事業継続管理をテーマにした連載も5回目になりこれが最後となるが、今回は事業継続管理を実施するにあたっての事業継続の位置づけと、今後予想される課題についてまとめてみたい。
事業継続の位置づけを考える
事業継続実現に向けた運営面の課題は個別に解決方法を探り出せるかもしれないが、企業における事業継続の位置づけを明らかにしなければ、どのように事業継続に取り組めばよいのか、そもそも取り組むべきなのか、わからなくなる可能性がある。そこで、事業継続の成り立ちなどからその位置付けをあらためて考えてみたい。
1. 情報資産の復旧対策からの発展
災害対策の回でも触れたが、歴史的な経緯から考えると、事業継続の第1歩はデータの復旧対策であったと考えられる。事故が発生した際、情報やデータの有無は事業活動の継続に大きく影響する。そのため、事業継続対策はデータの復旧対策から始まり、情報システムの災害対策、ビジネスの事業継続計画策定、そして事業継続管理へと発展してきた。事業継続計画の段階では、事業を運営する上で必要となる経営資源に対してどのように手当てするかを具体化し、その対象範囲を広げてきた。事業継続の発展の歴史は、復旧するために必要な対象資産の範囲を情報資産から経営資産そのものに広げてきた歴史とも言える。
2. ステークホルダーからの要請
一方で、最近は企業のリスクをいかにコントロールするかというリスクマネジメントの観点からも事業継続が取り上げられるようになってきた。その根本には、ステークホルダーを意識した企業価値の向上という、経営戦略としてのリスクマネジメントに力が入れられるようになったことが考えられる。
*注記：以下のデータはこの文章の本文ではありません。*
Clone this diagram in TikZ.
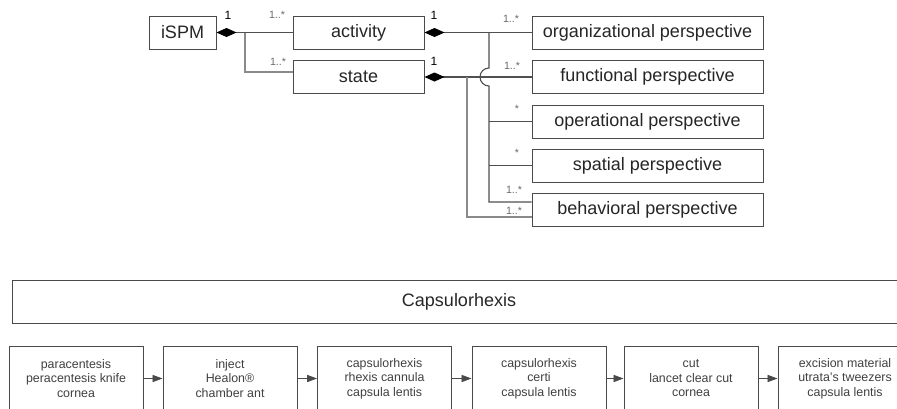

このことは、リスクマネジメントの1つであるセキュリティ対策として、多くの企業がISMS(情報セキュリティマネジメントシステム)やプライバシーマークなどの認証を取得するようになり、その事実を積極的に公開している例から見ても明らかであろう。いうなれば、ステークホルダーからの要請としてリスクマネジメントは必ず実施せざるを得ない状況になってきている。
以上の2つの成り立ちから、現在は事業継続という言葉がマネジメントシステムの「目標」であり、リスクマネジメントの「視点」としても位置付けられているのだ。こうした背景を考えてみると、事業継続管理も含め事業継続の考え方は、いきなり出現してきたのではなく、これまで実施されてきたさまざまなことから発展し体系化されたということがよくわかる。